I think maybe part of it too is how in the beginning, he seemed more...I don't know, detached. Like I didn't get the sense he tended to get as connected to his clients as MC or even ex-T. But then, just the past few weeks, I've felt really connected to him. It's like there's something different in how he interacts with me, particularly as I'm leaving. This probably sounds silly, but his "Have a good Christmas," just felt so warm to me. And then his recent lengthy response to my e-mail... and how he's been the past few sessions.

Maybe my first impression of him was just wrong. Maybe I put too much weight on ex-T's comment about how T had once said to her, when she seemed stressed, "Don't work so hard!" (they used to work together).
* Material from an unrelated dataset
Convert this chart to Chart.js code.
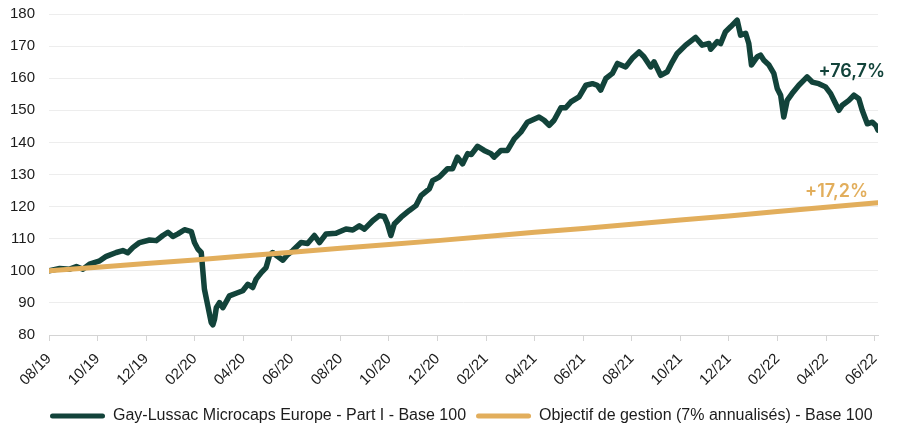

I took that to mean that T didn't care about clients as much as ex-T. But then, when I mentioned that comment to T, he said he had no memory of saying it, how it was probably just some random thing he said without much meaning. (It's entirely possible, too, that it was more ex-T--who has basically admitted to countertransference--reacting to my seeing someone else and trying to share negative stuff about him...)

And an e-mail he sent a few weeks into my seeing him made me think that maybe he was just an arrogant d-bag...I think it's just confusing seeing how he's proved that impression wrong. Like, could he actually be this really caring guy who will be there for me as much as he can, within his clearly defined boundaries?
But, didn't MC back off about any sort of individual sessions about your feelings after you talked about loving him? Or am I making that up?